§ **EXERCISE PROMPT**:
Each line of the listing must be transcribed exactly, except for the images, which should be excluded.

§ **GIVEN DATA**:
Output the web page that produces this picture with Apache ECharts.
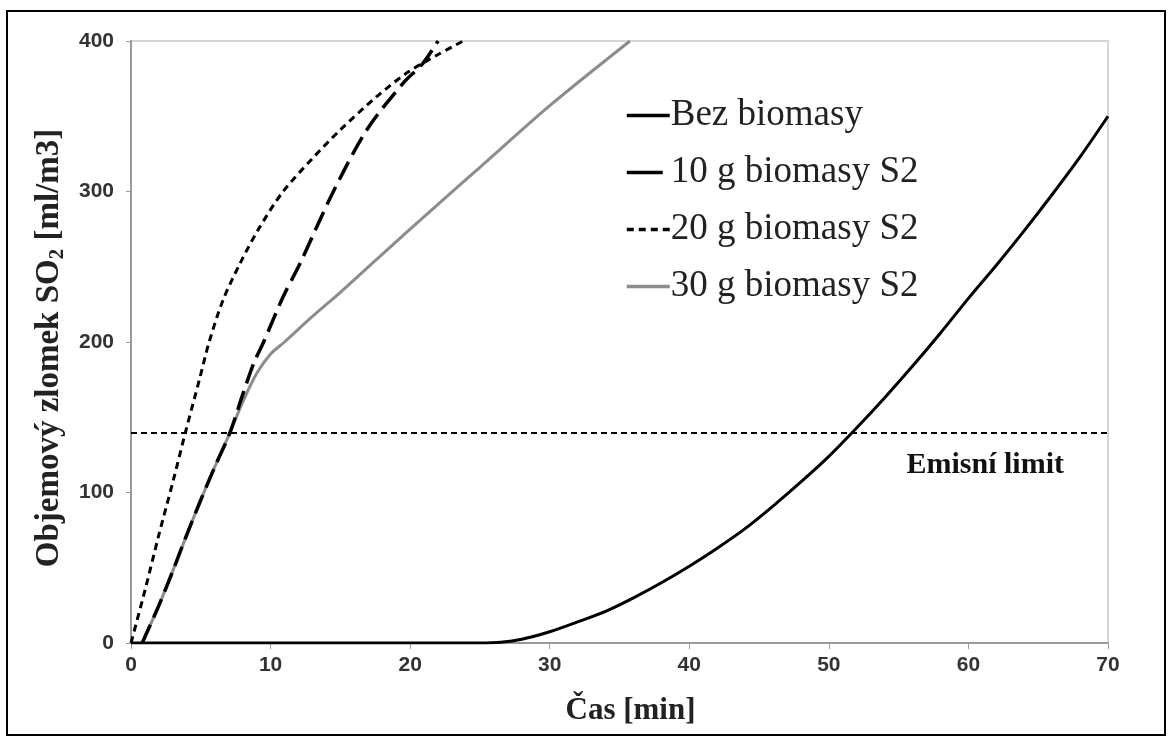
<!DOCTYPE html>
<html>
<head>
<meta charset="utf-8">
<script src="https://cdn.jsdelivr.net/npm/echarts@6/dist/echarts.min.js"></script>
<style>
  html, body { margin: 0; padding: 0; background: #fff; }
  #chart { width: 1170px; height: 744px; }
</style>
</head>
<body>
<div id="chart"></div>
<script>
// [time min, SO2 ml/m3]
const bezBiomasy = [
  [0, 0], [5, 0], [10, 0], [15, 0], [20, 0], [25, 0], [26.5, 0.5], [28, 2.5], [30, 7.5],
  [32, 14], [34, 21], [36, 30], [38, 40], [40, 51], [42, 63], [44, 76], [46, 91],
  [48, 107], [50, 124], [52, 143], [54, 163], [56, 184], [58, 206], [60, 229],
  [62, 251], [64, 274], [66, 298], [68, 323], [70, 350]
];
const biomasa10 = [
  [0.8, 0], [2, 25], [3, 48], [4, 72], [5, 95], [6, 117], [7.1, 140], [8, 165],
  [8.8, 186], [9.5, 200], [10.9, 230], [12.1, 252], [14.5, 300], [16.9, 341],
  [19.5, 372], [20.9, 385], [22, 400]
];
const biomasa20 = [
  [0, 0], [1, 35], [2, 72], [3, 107], [3.9, 140], [4.9, 175], [5.6, 200], [6.6, 228],
  [7.8, 252], [9.2, 276], [10.9, 300], [13, 322], [15, 341], [17.6, 363], [19.8, 379],
  [22, 391], [23.8, 400]
];
const biomasa30 = [
  [0.8, 0], [2, 25], [3, 48], [4, 72], [5, 95], [6, 117], [7.1, 140], [8, 160],
  [9, 179], [10, 192], [11, 200], [13, 217], [15, 233], [17.5, 254], [20, 275],
  [22.9, 299], [25, 316], [30, 357], [35.75, 400]
];
const emisniLimit = 140;
const seriesNames = ['Bez biomasy', '10 g biomasy S2', '20 g biomasy S2', '30 g biomasy S2'];

const chart = echarts.init(document.getElementById('chart'));
const tickLabel = { fontFamily: 'Liberation Sans', fontWeight: 'bold', fontSize: 21, color: '#333' };
const axisLine = { lineStyle: { color: '#9a9a9a', width: 2 } };

chart.setOption({
  animation: false,
  backgroundColor: '#fff',
  graphic: [{
    type: 'rect',
    shape: { x: 7, y: 11, width: 1158, height: 724 },
    style: { fill: 'none', stroke: '#000', lineWidth: 2 },
    z: -1
  }],
  grid: {
    left: 131, top: 41, right: 62, bottom: 101,
    show: true, borderColor: '#d6d6d6', borderWidth: 2
  },
  legend: {
    data: [
      seriesNames[0],
      { name: seriesNames[1], lineStyle: { type: [36, 20] } },
      seriesNames[2],
      seriesNames[3]
    ],
    orient: 'vertical',
    left: 620, top: 92,
    itemWidth: 43, itemHeight: 14, itemGap: 20,
    itemStyle: { opacity: 0 },
    lineStyle: { width: 3.5 },
    textStyle: { fontFamily: 'Liberation Serif', fontSize: 37, color: '#222', padding: [0, 0, 0, -4] }
  },
  xAxis: {
    type: 'value', min: 0, max: 70, interval: 10,
    name: 'Čas [min]', nameLocation: 'middle', nameGap: 52,
    nameTextStyle: { fontFamily: 'Liberation Serif', fontWeight: 'bold', fontSize: 31, color: '#222', padding: [0, 0, 0, 22] },
    axisLine: axisLine,
    axisTick: { show: true, length: 6, lineStyle: { color: '#9a9a9a', width: 1 } },
    axisLabel: Object.assign({ margin: 12 }, tickLabel),
    splitLine: { show: false }
  },
  yAxis: {
    type: 'value', min: 0, max: 400, interval: 100,
    name: '{a|Objemový zlomek SO}{s|2}{a| [ml/m3]}',
    nameLocation: 'middle', nameGap: 62,
    nameTextStyle: {
      padding: [0, 12, 0, 0],
      rich: {
        a: { fontFamily: 'Liberation Serif', fontWeight: 'bold', fontSize: 33, color: '#222', lineHeight: 38 },
        s: { fontFamily: 'Liberation Serif', fontWeight: 'bold', fontSize: 21, color: '#222', lineHeight: 38, padding: [16, 0, 0, 0] }
      }
    },
    axisLine: Object.assign({ show: true }, axisLine),
    axisTick: { show: true, length: 5, lineStyle: { color: '#9a9a9a', width: 1 } },
    axisLabel: Object.assign({ margin: 17 }, tickLabel),
    splitLine: { show: false }
  },
  series: [
    {
      name: '30 g biomasy S2', type: 'line', data: biomasa30, symbol: 'none', z: 1,
      smooth: 0.3,
      lineStyle: { color: '#8c8c8c', width: 3 }, itemStyle: { color: '#8c8c8c' }
    },
    {
      name: 'Bez biomasy', type: 'line', data: bezBiomasy, symbol: 'none', z: 2,
      smooth: 0.3,
      lineStyle: { color: '#000', width: 3 }, itemStyle: { color: '#000' },
      markLine: {
        silent: true, symbol: 'none',
        lineStyle: { color: '#000', width: 2, type: [6, 4] },
        label: {
          formatter: 'Emisní limit', position: 'insideEndBottom', distance: [44, 18],
          fontFamily: 'Liberation Serif', fontWeight: 'bold', fontSize: 30, color: '#111'
        },
        data: [{ yAxis: emisniLimit }]
      }
    },
    {
      name: '10 g biomasy S2', type: 'line', data: biomasa10, symbol: 'none', z: 3,
      smooth: 0.3,
      lineStyle: { color: '#000', width: 3.5, type: [20, 8] }, itemStyle: { color: '#000' }
    },
    {
      name: '20 g biomasy S2', type: 'line', data: biomasa20, symbol: 'none', z: 3,
      smooth: 0.3,
      lineStyle: { color: '#000', width: 3, type: [7, 5] }, itemStyle: { color: '#000' }
    }
  ]
});
</script>
</body>
</html>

§ **FULL ANSWER**:
Output the web page that produces this picture with Apache ECharts.
<!DOCTYPE html>
<html>
<head>
<meta charset="utf-8">
<script src="https://cdn.jsdelivr.net/npm/echarts@6/dist/echarts.min.js"></script>
<style>
  html, body { margin: 0; padding: 0; background: #fff; }
  #chart { width: 1170px; height: 744px; }
</style>
</head>
<body>
<div id="chart"></div>
<script>
// [time min, SO2 ml/m3]
const bezBiomasy = [
  [0, 0], [5, 0], [10, 0], [15, 0], [20, 0], [25, 0], [26.5, 0.5], [28, 2.5], [30, 7.5],
  [32, 14], [34, 21], [36, 30], [38, 40], [40, 51], [42, 63], [44, 76], [46, 91],
  [48, 107], [50, 124], [52, 143], [54, 163], [56, 184], [58, 206], [60, 229],
  [62, 251], [64, 274], [66, 298], [68, 323], [70, 350]
];
const biomasa10 = [
  [0.8, 0], [2, 25], [3, 48], [4, 72], [5, 95], [6, 117], [7.1, 140], [8, 165],
  [8.8, 186], [9.5, 200], [10.9, 230], [12.1, 252], [14.5, 300], [16.9, 341],
  [19.5, 372], [20.9, 385], [22, 400]
];
const biomasa20 = [
  [0, 0], [1, 35], [2, 72], [3, 107], [3.9, 140], [4.9, 175], [5.6, 200], [6.6, 228],
  [7.8, 252], [9.2, 276], [10.9, 300], [13, 322], [15, 341], [17.6, 363], [19.8, 379],
  [22, 391], [23.8, 400]
];
const biomasa30 = [
  [0.8, 0], [2, 25], [3, 48], [4, 72], [5, 95], [6, 117], [7.1, 140], [8, 160],
  [9, 179], [10, 192], [11, 200], [13, 217], [15, 233], [17.5, 254], [20, 275],
  [22.9, 299], [25, 316], [30, 357], [35.75, 400]
];
const emisniLimit = 140;
const seriesNames = ['Bez biomasy', '10 g biomasy S2', '20 g biomasy S2', '30 g biomasy S2'];

const chart = echarts.init(document.getElementById('chart'));
const tickLabel = { fontFamily: 'Liberation Sans', fontWeight: 'bold', fontSize: 21, color: '#333' };
const axisLine = { lineStyle: { color: '#9a9a9a', width: 2 } };

chart.setOption({
  animation: false,
  backgroundColor: '#fff',
  graphic: [{
    type: 'rect',
    shape: { x: 7, y: 11, width: 1158, height: 724 },
    style: { fill: 'none', stroke: '#000', lineWidth: 2 },
    z: -1
  }],
  grid: {
    left: 131, top: 41, right: 62, bottom: 101,
    show: true, borderColor: '#d6d6d6', borderWidth: 2
  },
  legend: {
    data: [
      seriesNames[0],
      { name: seriesNames[1], lineStyle: { type: [36, 20] } },
      seriesNames[2],
      seriesNames[3]
    ],
    orient: 'vertical',
    left: 620, top: 92,
    itemWidth: 43, itemHeight: 14, itemGap: 20,
    itemStyle: { opacity: 0 },
    lineStyle: { width: 3.5 },
    textStyle: { fontFamily: 'Liberation Serif', fontSize: 37, color: '#222', padding: [0, 0, 0, -4] }
  },
  xAxis: {
    type: 'value', min: 0, max: 70, interval: 10,
    name: 'Čas [min]', nameLocation: 'middle', nameGap: 52,
    nameTextStyle: { fontFamily: 'Liberation Serif', fontWeight: 'bold', fontSize: 31, color: '#222', padding: [0, 0, 0, 22] },
    axisLine: axisLine,
    axisTick: { show: true, length: 6, lineStyle: { color: '#9a9a9a', width: 1 } },
    axisLabel: Object.assign({ margin: 12 }, tickLabel),
    splitLine: { show: false }
  },
  yAxis: {
    type: 'value', min: 0, max: 400, interval: 100,
    name: '{a|Objemový zlomek SO}{s|2}{a| [ml/m3]}',
    nameLocation: 'middle', nameGap: 62,
    nameTextStyle: {
      padding: [0, 12, 0, 0],
      rich: {
        a: { fontFamily: 'Liberation Serif', fontWeight: 'bold', fontSize: 33, color: '#222', lineHeight: 38 },
        s: { fontFamily: 'Liberation Serif', fontWeight: 'bold', fontSize: 21, color: '#222', lineHeight: 38, padding: [16, 0, 0, 0] }
      }
    },
    axisLine: Object.assign({ show: true }, axisLine),
    axisTick: { show: true, length: 5, lineStyle: { color: '#9a9a9a', width: 1 } },
    axisLabel: Object.assign({ margin: 17 }, tickLabel),
    splitLine: { show: false }
  },
  series: [
    {
      name: '30 g biomasy S2', type: 'line', data: biomasa30, symbol: 'none', z: 1,
      smooth: 0.3,
      lineStyle: { color: '#8c8c8c', width: 3 }, itemStyle: { color: '#8c8c8c' }
    },
    {
      name: 'Bez biomasy', type: 'line', data: bezBiomasy, symbol: 'none', z: 2,
      smooth: 0.3,
      lineStyle: { color: '#000', width: 3 }, itemStyle: { color: '#000' },
      markLine: {
        silent: true, symbol: 'none',
        lineStyle: { color: '#000', width: 2, type: [6, 4] },
        label: {
          formatter: 'Emisní limit', position: 'insideEndBottom', distance: [44, 18],
          fontFamily: 'Liberation Serif', fontWeight: 'bold', fontSize: 30, color: '#111'
        },
        data: [{ yAxis: emisniLimit }]
      }
    },
    {
      name: '10 g biomasy S2', type: 'line', data: biomasa10, symbol: 'none', z: 3,
      smooth: 0.3,
      lineStyle: { color: '#000', width: 3.5, type: [20, 8] }, itemStyle: { color: '#000' }
    },
    {
      name: '20 g biomasy S2', type: 'line', data: biomasa20, symbol: 'none', z: 3,
      smooth: 0.3,
      lineStyle: { color: '#000', width: 3, type: [7, 5] }, itemStyle: { color: '#000' }
    }
  ]
});
</script>
</body>
</html>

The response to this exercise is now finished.